Que de retard dans le compte-rendu des films vus la semaine dernière ! J'ai dû me forcer à ne plus en voir depuis, pour ne pas allonger la liste des chroniques, c'est dire ! Ca commence par le dernier jouet de Roland Emmerich. Pour faire honneur à tous les nez-de-boeufs, les ringards, les folkeux, les journaleux, nous nous embarquâmes il y a quelques temps dans un gros cinéma qui tâche dans une zone commerciale bien connue pour y voir 2012, qui est une date en plus d'être un film. 2012, dans le calendrier maya, c'est la date de la fin des temps (cette source est d'ailleurs citée dans le film). 2012, c'est aussi, pour les écrivains de science-fiction, la date de la Singularité : concept inventé par Vernor Vinge, la Singularité est un point temporel de convergence lors duquel la technologie est censée dépasser à ce point l'entendement humain, même celui de ses concepteurs, qu'elle deviendra auto-suffisante et supplantera l'humanité. Bref, 2012 est une date-clé de la prospection, de la métaphysique et de l'anticipation et n'a pas été choisie pour rien. Emmerich l'a élue, entre toutes, pour servir de cadre à son nouveau jeu de massacre.

 

Roland Emmerich, c'est le monsieur allemand qui a déjà fait péter le monde plein de fois : d'abord avec ses playmobils quand il était petit, puis dans Independance Day, colossal succès pour un film très efficace et assez jouissif, bien que moralement indéfendable. Ce qui allait aussi constituer la marque de fabrique de ses productions suivantes : Godzilla, Le Jour d'après, dans une moindre mesure 10 000, The Patriot, etc. Le schéma de 2012 reprend à l'exacte celui de ses succès antérieurs, si bien que l'on peut aujourd'hui parler d'un véritable "Emmerich style" : pendant un tiers du film, une découverte scientifique sans précédent (des soucoupes volantes, un gros monstre vert) met le monde entier en alerte, du moins dans les coulisses : les spécialistes tentent de mettre en garde les politiques (c'est-à-dire le président des États-Unis) contre le danger, mais il est déjà trop tard, et l'on comprend que la catastrophe est inéluctable. Dans le deuxième tiers, on suit le cheminement intime de quelques groupes de personnages qui seront amenés à se croiser lorsque la merde commencera. Dans le dernier tiers, on casse tout, le monde pète dans tout les sens, quelques-uns des personnages précités s'en sortent, mais pas tous, ils se croisent, et se comprennent mieux dans l'adversité ; à la fin, le monde s'en sort, non sans quelques dégâts matériels.
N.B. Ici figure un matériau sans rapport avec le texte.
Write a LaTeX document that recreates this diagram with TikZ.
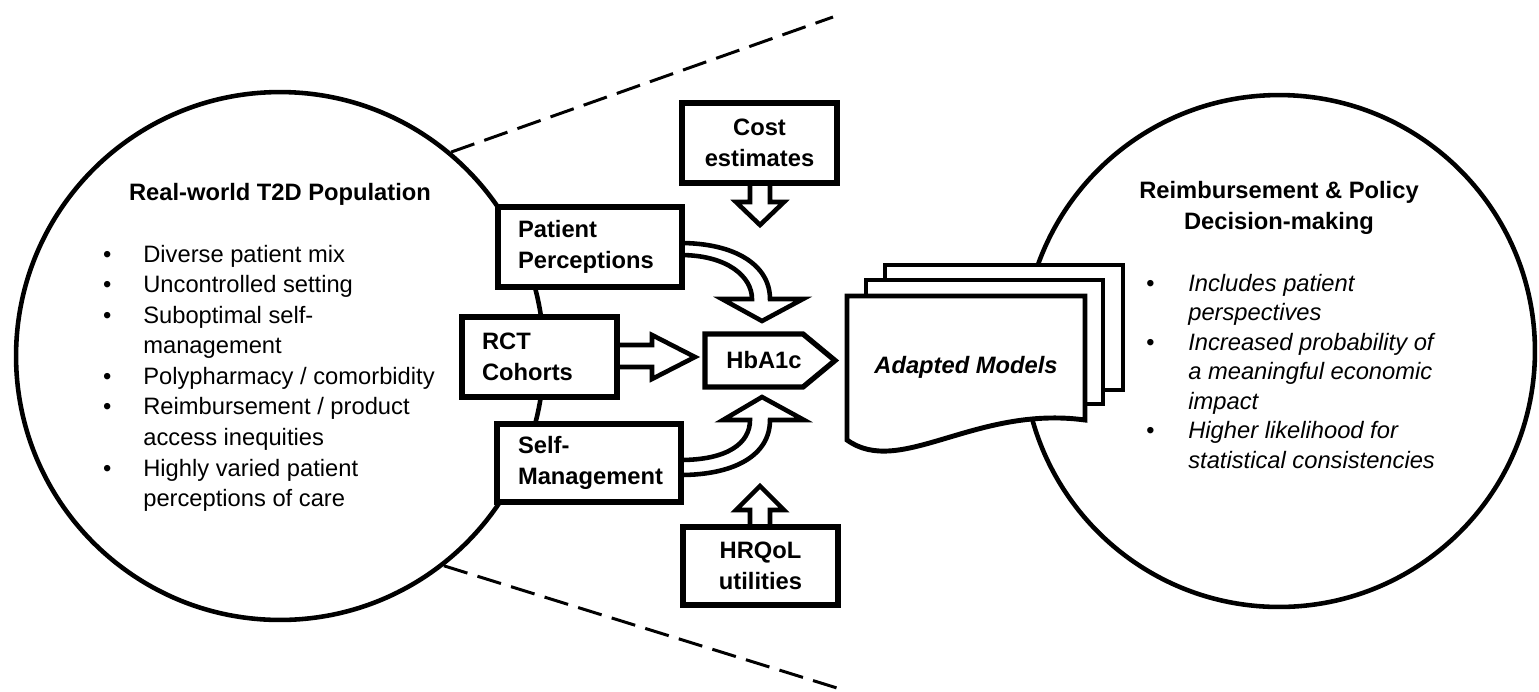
\documentclass[tikz,border=0pt]{standalone}
\usepackage{fontspec}
\setmainfont{Liberation Sans}
\usepackage{tikz}

\newcommand{\bodyfont}{\fontsize{13.5pt}{17.4pt}\selectfont}
\newcommand{\listfont}{\fontsize{13.5pt}{16.8pt}\selectfont}
\newcommand{\dotmark}{\hspace*{-3pt}\textbullet}

\tikzset{
	box/.style={draw, line width=3pt, fill=white, inner sep=0pt, font=\bodyfont\bfseries,
		minimum width=3.1cm, minimum height=1.6cm, align=center},
	widebox/.style={box, minimum width=3.68cm, align=left},
	blockarrow/.style={draw, line width=2.6pt, fill=white},
	sheet/.style={draw, line width=2.8pt, fill=white},
	ring/.style={circle, draw, line width=2.6pt, inner sep=0pt},
	zoomline/.style={line width=1.7pt, dash pattern=on 14pt off 6pt}
}

\begin{document}
\begin{tikzpicture}[x=0.02cm, y=-0.02cm]
		\useasboundingbox (0,0) rectangle (1539,691);

		\coordinate (ztop) at (833,17);
		\coordinate (zbot) at (837,688);

		% the two populations
		\node[ring, minimum size=10.56cm] (lpop) at (280,356) {};
		\node[ring, minimum size=10.24cm] (rdec) at (1279,351) {};

		\draw[zoomline] (lpop.50)  -- (ztop);
		\draw[zoomline] (lpop.-52) -- (zbot);

		% block arrows
		\draw[blockarrow] (750,180) -- (750,202) -- (736,202) -- (760,225) -- (784,202) -- (770,202) -- (770,180);
		\draw[blockarrow] (750,530) -- (750,510) -- (736,510) -- (760,486) -- (784,510) -- (770,510) -- (770,530);
		\draw[blockarrow] (612,345) -- (652,345) -- (652,335) -- (695,357) -- (652,379) -- (652,367) -- (612,367);

		\draw[blockarrow] (680,243) .. controls (735,243) and (770,265) .. (770,299)
			-- (803,299) -- (762,321) -- (722,299) -- (752,299)
			.. controls (752,277) and (728,255) .. (680,255);
		\draw[blockarrow] (680,475) .. controls (735,475) and (770,455) .. (770,420)
			-- (804,420) -- (762,397) -- (723,420) -- (750,420)
			.. controls (750,443) and (728,460) .. (680,460);

		% stacked models
		\draw[sheet] (885,265) rectangle (1123,390);
		\draw[sheet] (866,280) rectangle (1103,404);
		\draw[sheet] (847,296) -- (1085,296) -- (1085,420)
			.. controls (975,405) and (900,478) .. (847,440) -- cycle;
		\node[font=\bodyfont\bfseries\itshape] (models) at (966,367) {Adapted Models};

		% inputs
		\node[box] (cost) at (759.5,143) {Cost\\estimates};
		\node[widebox, text width=2.88cm] (perc) at (590,247) {Patient\\Perceptions};
		\node[box, align=left, text width=2.3cm] (rct) at (539.5,357) {RCT\\Cohorts};
		\node[widebox, text width=2.84cm, minimum height=1.56cm] (self) at (589,463) {Self-\\Management};
		\node[box, minimum height=1.56cm] (hrqol) at (760.5,566) {HRQoL\\utilities};

		\draw[line width=3pt, fill=white] (705,334) -- (803,334) -- (835,360.5) -- (803,387) -- (705,387) -- cycle;
		\node[font=\bodyfont\bfseries] (hba) at (764,360) {HbA1c};

		% texts in the circles
		\node[font=\bodyfont\bfseries] (lhead) at (280,194) {Real-world T2D Population};
		\node[anchor=base west, inner sep=0pt, font=\bodyfont] (llist) at (108,262) {%
			\begin{tabular}[t]{@{}p{0.7cm}@{}l@{}}
				\dotmark & Diverse patient mix\\
				\dotmark & Uncontrolled setting\\
				\dotmark & Suboptimal self-\\
				         & management\\
				\dotmark & Polypharmacy / comorbidity\\
				\dotmark & Reimbursement / product\\
				         & access inequities\\
				\dotmark & Highly varied patient\\
				         & perceptions of care
			\end{tabular}};

		\node[font=\bodyfont\bfseries, align=center] (rhead) at (1279,208) {Reimbursement \& Policy\\Decision-making};
		\node[anchor=base west, inner sep=0pt, font=\listfont\itshape] (rlist) at (1151,291) {%
			\begin{tabular}[t]{@{}p{0.74cm}@{}l@{}}
				\dotmark & Includes patient\\
				         & perspectives\\
				\dotmark & Increased probability of\\
				         & a meaningful economic\\
				         & impact\\
				\dotmark & Higher likelihood for\\
				         & statistical consistencies
			\end{tabular}};
	\end{tikzpicture}
\end{document}
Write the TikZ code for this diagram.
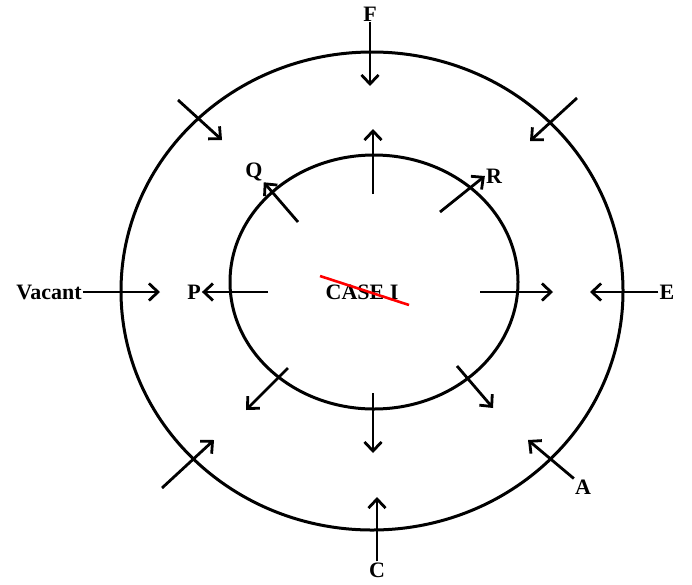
\documentclass[tikz,border=0pt]{standalone}
\usepackage{fontspec}
\setmainfont{Liberation Serif}
\usetikzlibrary{arrows.meta,positioning}
\tikzset{
  ring/.style={line width=3pt},
  flow/.style={line width=2.8pt,-{Straight Barb[length=9pt,width=17pt,line width=2.8pt]}},
  lbl/.style={font=\bfseries\fontsize{22}{25}\selectfont,inner sep=1pt}
}
\begin{document}
\begin{tikzpicture}[x=1pt,y=-1pt]
  \useasboundingbox (0,0) rectangle (692,584);
  % outer and inner ring
  \draw[ring] (372,291) ellipse [x radius=251,y radius=239];
  \draw[ring] (374,282) ellipse [x radius=144,y radius=127];
  % labels
  \node[lbl] (F) at (370,14) {F};
  \node[lbl] (vac) at (49,292) {Vacant};
  \node[lbl] (E) at (667,292) {E};
  \node[lbl] (A) at (583,487) {A};
  \node[lbl] (C) at (377,570) {C};
  \node[lbl] (Q) at (254,172) {Q};
  \node[lbl] (R) at (494,176) {R};
  \node[lbl] (P) at (194,292) {P};
  \node[lbl] (case) at (362,292) {CASE I};
  % outer arrows, pointing inwards
  \coordinate (f1) at (370,86);
  \coordinate (tl0) at (178,100); \coordinate (tl1) at (222,140);
  \coordinate (tr0) at (577,98);  \coordinate (tr1) at (530,141);
  \coordinate (v1) at (160,292);
  \coordinate (e1) at (590,290);
  \coordinate (bl0) at (162,488); \coordinate (bl1) at (214,440);
  \coordinate (a1) at (528,440);
  \coordinate (c1) at (375,497);
  \draw[flow] (F.south) -- (F.south |- f1);
  \draw[flow] (tl0) -- (tl1);
  \draw[flow] (tr0) -- (tr1);
  \draw[flow] (vac.east) -- (vac.east -| v1);
  \draw[flow] (E.west) -- (E.west -| e1);
  \draw[flow] (bl0) -- (bl1);
  \draw[flow] (A.north west) -- (a1);
  \draw[flow] (C.north) -- (C.north |- c1);
  % inner arrows, pointing outwards
  \coordinate (t0) at (373,194); \coordinate (t1) at (373,129);
  \coordinate (q0) at (298,222);
  \coordinate (r0) at (440,212);
  \coordinate (p0) at (268,292);
  \coordinate (rt0) at (480,292); \coordinate (rt1) at (553,292);
  \coordinate (lb0) at (288,368); \coordinate (lb1) at (246,410);
  \coordinate (b0) at (373,393);  \coordinate (b1) at (373,453);
  \coordinate (rb0) at (457,366); \coordinate (rb1) at (493,408);
  \draw[flow] (t0) -- (t1);
  \draw[flow] (q0) -- (Q.south east);
  \draw[flow] (r0) -- (R.west);
  \draw[flow] (p0) -- (P.east);
  \draw[flow] (rt0) -- (rt1);
  \draw[flow] (lb0) -- (lb1);
  \draw[flow] (b0) -- (b1);
  \draw[flow] (rb0) -- (rb1);
  % strike-through
  \draw[red,line width=2.6pt] (320,276) -- (409,305);
\end{tikzpicture}
\end{document}
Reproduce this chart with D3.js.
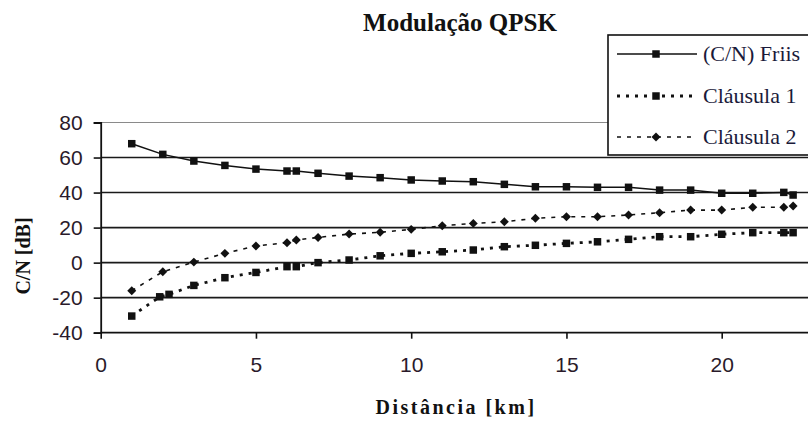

Sachant que les gentils sont dans l'avion, pensez-vous que : a) L'avion va passer entre les immeubles ; b) L'avion va passer sous les immeubles ; c) Ils vont survivre.
 

 

C'est ce qui se passait dans Independance Day (à ce jour toujours le meilleur film de Emmerich), c'est encore ce qui se passe dans 2012. Cette fois-ci, des éruptions solaires projettent des particules sur Terre, et comme je n'ai pas tout compris des incidences scientifiques de la chose, disons que cela provoque une liquéfaction du noyau terrestre puis des couches supérieures, ce qui fait que les plaques continentales se mettent à flotter et se heurter, dans une sorte de Pangée très accélérée. Conséquences : des séismes, des volcans, des raz-de-marée, des tornades, bref tout l'appareilllage du film-catastrophe dans un seul métrage. Très clairement, la volonté de Emmerich dans 2012, c'est de proposer le film-catastrophe ultime. Le film-catastrophe, c'est une fiction dans laquelle le ressort principal repose sur l'ingéniosité humaine à lutter contre les lois physiques qui nous gouvernent et, potentiellement, nous détruisent (cela peut se passer dans une tour, dans un tunnel ou sur un bateau pour rendre la chose plus rigolote). Le moins qu'on puisse dire, c'est que Roland Emmerich n'a pas peur de mettre les pieds dans le plat : il semble avoir atteint une capacité consommée à dérouler le fil narratif de ce type d'histoires. D'abord, il installe une intrigue scientifique cristallisée autour de Chiwetel Ejiofor qui joue le scientifique en chef, n'hésite pas à laisser planer le doute quant à la menace, et surtout à ancrer solidement la diégèse dans le réel : en effet, tout commence en 2009, date de la découverte du danger, et l'on assiste à une succession de petites scènes qui laissent filtrer juste ce qu'il faut d'informations au sujet du secret d'état qui entoure l'état d'urgence. Le montage de ces bribes est vraiment très bien fait, et en filigrane, on comprend bien quel est le propos : le sauvetage de l'humanité ne se fera qu'au bénéfice du ghotta mondial, des milliardaires et des hommes de pouvoir. À ce titre, Emmerich n'hésite pas à mettre en scène des dirigeants de pays tout juste fictifs, à les présenter comme des êtres humains très ordinaires, lâches et coupables, parfois même à les tourner en ridicule (il faut voir comment est présentée la papauté lors d'une belle scène où il arrive des trucs pas sympas à Saint-Pierre de Rome).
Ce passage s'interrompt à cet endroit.